Further examples of "e/pi" at Cydonia -- appearing in connection with the ArcTan of 50.6 degrees (present at least twice in association with the Face) -- when examined by Hoagland, confirm that Torun's "circumscribed tetrahedral ratio" -- e' = 2.72069 -- and NOT the base of natural logarithms (e = 2.718282) provides a closer fit to the observed number.

Thus strongly implying that "tetrahedral geometry" (and NOT the usual association of "e" with "growth equations") is the predominant meaning of "e/(sqrt 5)" and "(sqrt 5)/e" -- two other specific ratios found redundantly throughout the complex:

e/(sqrt 5) = 1.215652

e'/(sqrt 5) = 1.216734

Cydonia ratio = 1.217 = ArcTan 50.6 degrees

(The detailed implications of this association -- e' and (sqrt 5) -- will be examined in a subsequent paper.)

These results, combined with other examples in the Complex (D&M Pyramid angles 60 degrees/ 69.4 degrees = 0.865 ) are what lead us to the conclusion that in fact *both* constants -- e and e' -- are deliberately encoded at Cydonia.

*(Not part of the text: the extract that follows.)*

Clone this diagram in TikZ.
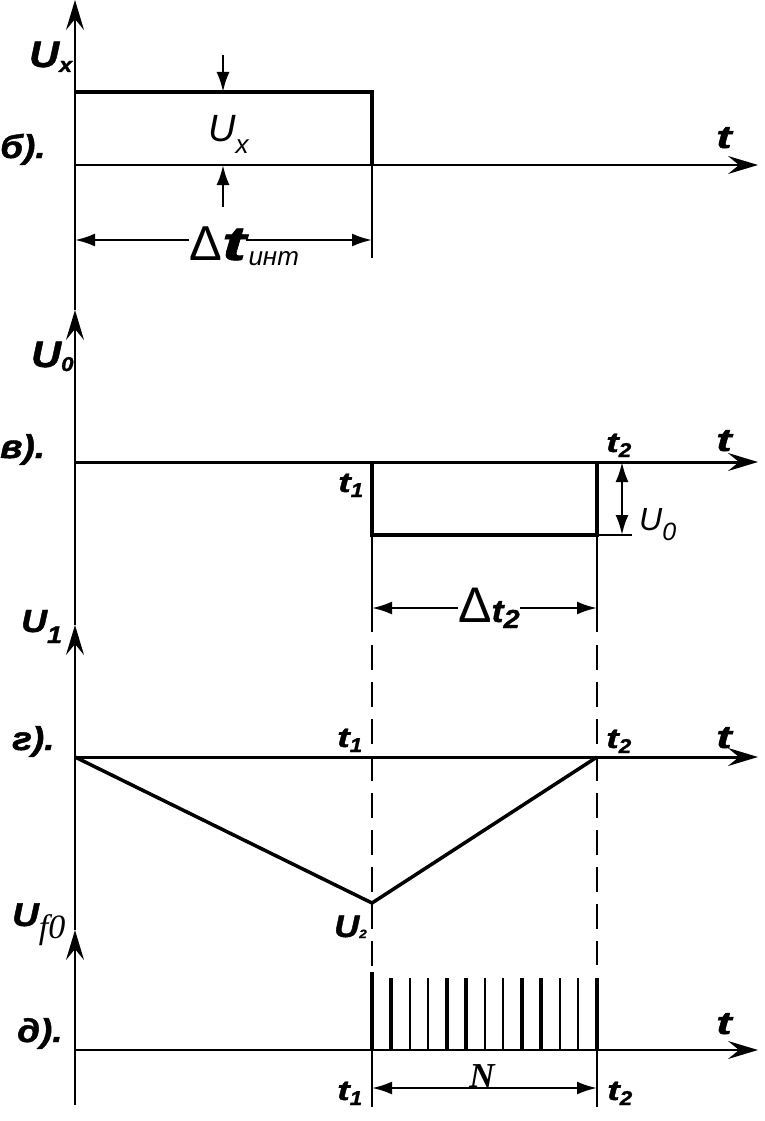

In particular:

D&M Pyramid apex = 40.868 deg N = ArcTan 0.865256 = e/pi

But another feature on the D&M -- the wedge-shaped projection on the front -- defines the Pyramid's bilateral symmetry and orientation directly toward the Face. This feature also now seems to mark an equally important latitude:

D&M "wedge" = 40.893 deg N = ArcTan 0.866025 = e'/pi = (sqrt 3)2

Torun identifies a conspicuous "knob," lying at the end of this wedge, as the "benchmark" designed to mark precisely the correct "e'/pi" latitude -- 40.893 degrees, approx. 1/40th degree North of the true apex of the Pyramid. The terminus of this wedge, together with the NW corner of the pyramid, are the only two points on the pyramid that, when connected, denote a line of latitude (see Fig. 5).

Again, putting this in simple terms:

The geometry of a circumscribed tetrahedron is not only suggested by the alignments in Cydonia, but also by the sitting latitude, size, shape, and orientation of the D&M Pyramid itself.

This discovery only underscores the importance apparently attached to "circumscribed tetrahedral geometry" in the construction of Cydonia -- raising the important question: Why?